May 01, 2024  
2024-2025 Undergraduate and Graduate Catalog 
    
2024-2025 Undergraduate and Graduate Catalog

Fashion Merchandising, B.A.A.S.


About the Fashion Merchandising B.A.A.S. Program


The Fashion Merchandising, B.A.A.S. serves as a completer program for individuals who earned an A.A.S. degree in fashion merchandising or fashion design from an accredited community college.

Fashion Merchandising is an exciting and dynamic career choice. Texas Tech has designed the Fashion Merchandising curriculum to provide graduates with the skills to succeed in this growing multi-trillion-dollar global industry encompassing everything from apparel designers, wholesalers, retailers preparing fashion goods in apparel, footwear, and home design. This Fashion Merchandising degree prepares graduates with skills used daily in fashion retail stores and corporate offices with a comprehensive curriculum including a business core focused on the marketing, consumer behavior, sales, accounting and finance with the addition of courses focused on fashion merchandising such as visual merchandising, retail trends, retail buying, fashion design and analysis, study abroad, fashion styling, fashion history and global sourcing. Students may study abroad, will complete internships, and will learn from highly skilled faculty. Graduates of this department currently hold positions in product development, buying, sourcing, store management, and visual merchandising.
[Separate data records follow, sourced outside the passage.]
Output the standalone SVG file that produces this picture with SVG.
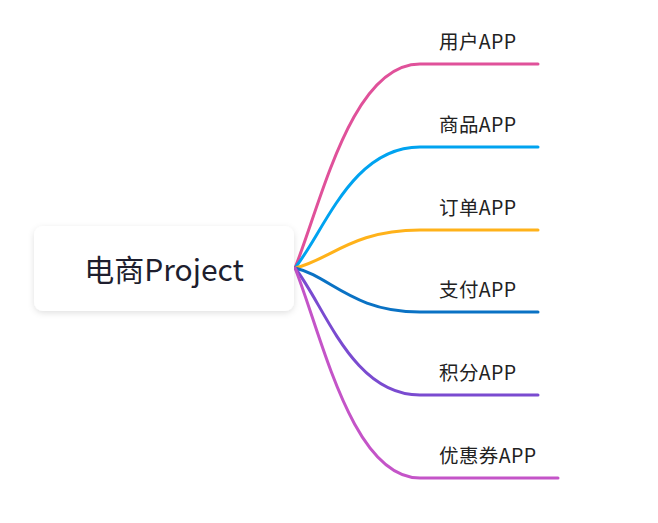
<svg xmlns="http://www.w3.org/2000/svg" width="658" height="523" viewBox="0 0 658 523">
<defs>
<filter id="sh" x="-20%" y="-30%" width="140%" height="170%">
<feDropShadow dx="0" dy="2" stdDeviation="3" flood-color="#000" flood-opacity="0.12"/>
</filter>
</defs>
<style>
.lbl{font-family:"Microsoft YaHei","Noto Sans CJK SC","Liberation Sans",sans-serif;font-size:19.5px;letter-spacing:0.4px;fill:#222;}
.root{font-family:"Microsoft YaHei","Noto Sans CJK SC","Liberation Sans",sans-serif;font-size:30px;fill:#1e1e2e;}
.br{fill:none;stroke-width:3;stroke-linecap:round;}
</style>
<rect width="658" height="523" fill="#fff"/>
<g id="connectors">
<path class="br" stroke="#e0519a" d="M295,268 C322,200 352,64 420,64 L538,64"/>
<path class="br" stroke="#00a3f0" d="M295,268 C325,230 352,147 420,147 L538,147"/>
<path class="br" stroke="#ffb21a" d="M295,268 C330,260 352,230 420,230 L538,230"/>
<path class="br" stroke="#0a72c4" d="M295,268 C330,276 352,312 420,312 L538,312"/>
<path class="br" stroke="#7a4bd0" d="M295,268 C325,306 352,395 420,395 L538,395"/>
<path class="br" stroke="#c454c8" d="M295,268 C322,336 352,478 420,478 L558,478"/>
</g>
<g id="root">
<rect x="34" y="226" width="260" height="85" rx="9" fill="#fff" filter="url(#sh)"/>
<text class="root" x="164" y="281" text-anchor="middle">电商Project</text>
</g>
<g id="n1"><text class="lbl" x="439" y="49">用户APP</text></g>
<g id="n2"><text class="lbl" x="439" y="132">商品APP</text></g>
<g id="n3"><text class="lbl" x="439" y="215">订单APP</text></g>
<g id="n4"><text class="lbl" x="439" y="297">支付APP</text></g>
<g id="n5"><text class="lbl" x="439" y="380">积分APP</text></g>
<g id="n6"><text class="lbl" x="439" y="463">优惠券APP</text></g>
</svg>
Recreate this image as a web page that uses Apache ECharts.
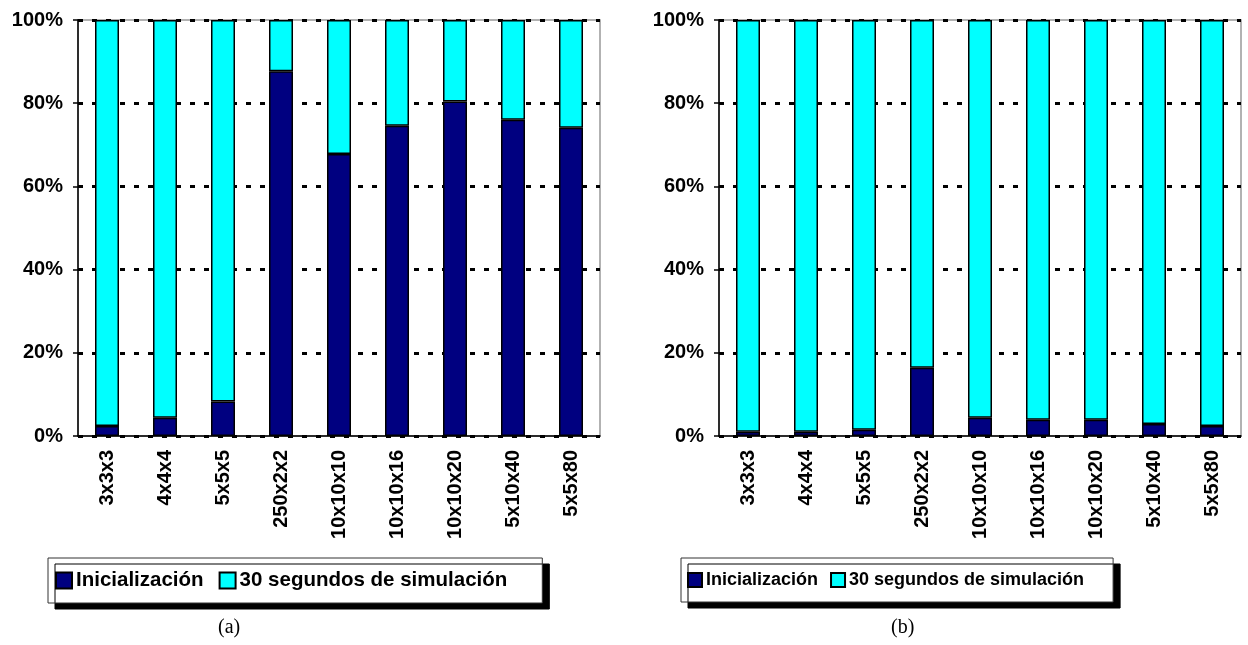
<!DOCTYPE html>
<html>
<head>
<meta charset="utf-8">
<script src="https://cdn.jsdelivr.net/npm/echarts@6/dist/echarts.min.js"></script>
<style>
  html, body { margin: 0; padding: 0; background: #fff; }
  #main { width: 1248px; height: 645px; }
</style>
</head>
<body>
<div id="main"></div>
<script>
// categorias (tamaño de la malla)
var categorias = ['3x3x3', '4x4x4', '5x5x5', '250x2x2', '10x10x10', '10x10x16', '10x10x20', '5x10x40', '5x5x80'];
var yTicks = [0, 20, 40, 60, 80, 100];

// (a) porcentajes
var initA = [2.4, 4.4, 8.3, 87.7, 67.8, 74.6, 80.4, 76.0, 74.1];
var simA = [97.6, 95.6, 91.7, 12.3, 32.2, 25.4, 19.6, 24.0, 25.9];

// (b) porcentajes
var initB = [1.0, 1.0, 1.5, 16.4, 4.4, 3.9, 3.9, 2.9, 2.4];
var simB = [99.0, 99.0, 98.5, 83.6, 95.6, 96.1, 96.1, 97.1, 97.6];

var nomInit = 'Inicialización';
var nomSim = '30 segundos de simulación';

(function () {
  var myChart = echarts.init(document.getElementById('main'));
  var fuente = '"Liberation Sans", Arial, sans-serif';

  function ejeX(idx) {
    return {
      type: 'category',
      gridIndex: idx,
      data: categorias,
      axisLine: { lineStyle: { color: '#000', width: 1.5 } },
      axisTick: { length: 5, lineStyle: { color: '#000', width: 1.5 } },
      axisLabel: {
        rotate: 90,
        margin: 14,
        color: '#000',
        fontSize: 20,
        fontWeight: 'bold',
        fontFamily: fuente
      }
    };
  }

  function ejeY(idx) {
    return {
      type: 'value',
      gridIndex: idx,
      min: yTicks[0],
      max: yTicks[yTicks.length - 1],
      interval: 20,
      axisLine: { show: true, lineStyle: { color: '#000', width: 1.5 } },
      axisTick: { show: true, length: 5, lineStyle: { color: '#000', width: 1.5 } },
      axisLabel: {
        margin: 15,
        color: '#000',
        fontSize: 20,
        fontWeight: 'bold',
        fontFamily: fuente,
        formatter: '{value}%'
      },
      splitLine: { lineStyle: { color: '#000', width: 3, type: [5, 9] } }
    };
  }

  function barra(nombre, idx, datos, color) {
    return {
      name: nombre,
      type: 'bar',
      stack: 'total' + idx,
      xAxisIndex: idx,
      yAxisIndex: idx,
      barWidth: 24,
      data: datos,
      itemStyle: { color: color, borderColor: '#000', borderWidth: 1.5 }
    };
  }

  // caja de leyenda con sombra negra
  function leyenda(x, y, tam, icono, gap, pad) {
    return {
      left: x,
      top: y,
      orient: 'horizontal',
      data: [nomInit, nomSim],
      icon: 'rect',
      itemWidth: icono,
      itemHeight: icono,
      itemGap: gap,
      padding: pad,
      backgroundColor: '#fff',
      borderColor: '#333',
      borderWidth: 1,
      shadowColor: '#000',
      shadowBlur: 0,
      shadowOffsetX: 7,
      shadowOffsetY: 6,
      selectedMode: false,
      textStyle: {
        color: '#000',
        fontSize: tam,
        fontWeight: 'bold',
        fontFamily: fuente,
        padding: [0, 0, 0, -1]
      }
    };
  }

  var option = {
    animation: false,
    grid: [
      { left: 78, top: 20, width: 522, height: 416, show: true, borderColor: '#999', borderWidth: 1.5 },
      { left: 719, top: 20, width: 522, height: 416, show: true, borderColor: '#999', borderWidth: 1.5 }
    ],
    xAxis: [ejeX(0), ejeX(1)],
    yAxis: [ejeY(0), ejeY(1)],
    legend: [
      leyenda(48, 558, 20.5, 16, 15, [12, 35, 12, 7]),
      leyenda(681, 558, 18, 14, 12, [13, 29, 13, 6])
    ],
    series: [
      barra(nomInit, 0, initA, '#000080'),
      barra(nomSim, 0, simA, '#00ffff'),
      barra(nomInit, 1, initB, '#000080'),
      barra(nomSim, 1, simB, '#00ffff')
    ],
    graphic: [
      { type: 'text', left: 218, top: 618, style: { text: '(a)', font: '20px "Liberation Serif", "Times New Roman", serif', fill: '#000' } },
      { type: 'text', left: 891, top: 618, style: { text: '(b)', font: '20px "Liberation Serif", "Times New Roman", serif', fill: '#000' } }
    ]
  };

  myChart.setOption(option);
  window.addEventListener('resize', function () {
    myChart.resize();
  });
})();
</script>
</body>
</html>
The program of work includes up to 33 hours of core core courses, fashion merchandising or fashion design credits earned at the community college from which students received their A.A.S. degree. In addition, Texas Tech University and College of Human Sciences core courses and 40 credits of Fashion Merchandising program core courses and electives are required, giving students a well-rounded fashion merchandising program. A required 300-hour fashion merchandising internship is required.

Communication Literacy Requirement. In the Fashion Merchandising, B.A.A.S degree, students have foundational courses from their Associate of Arts or Sciences degree that helped develop communication skills. The department continues to develop those skills so that graduates are able to communicate to a vast array of stakeholders in various methods. The communication literacy plan includes communication in the following forms: verbal, written, financial, analytical, and interpersonal interaction. Since each is distinctive, there is no specific sequencing, unless a prerequisite is in place. The CL courses for this B.A.A.S degree are HRM 3389 HRM 4332  (interpersonal and oral interaction), HRM 3321  (financial), HRM 3335  (written), and HRM 4322  (analytical).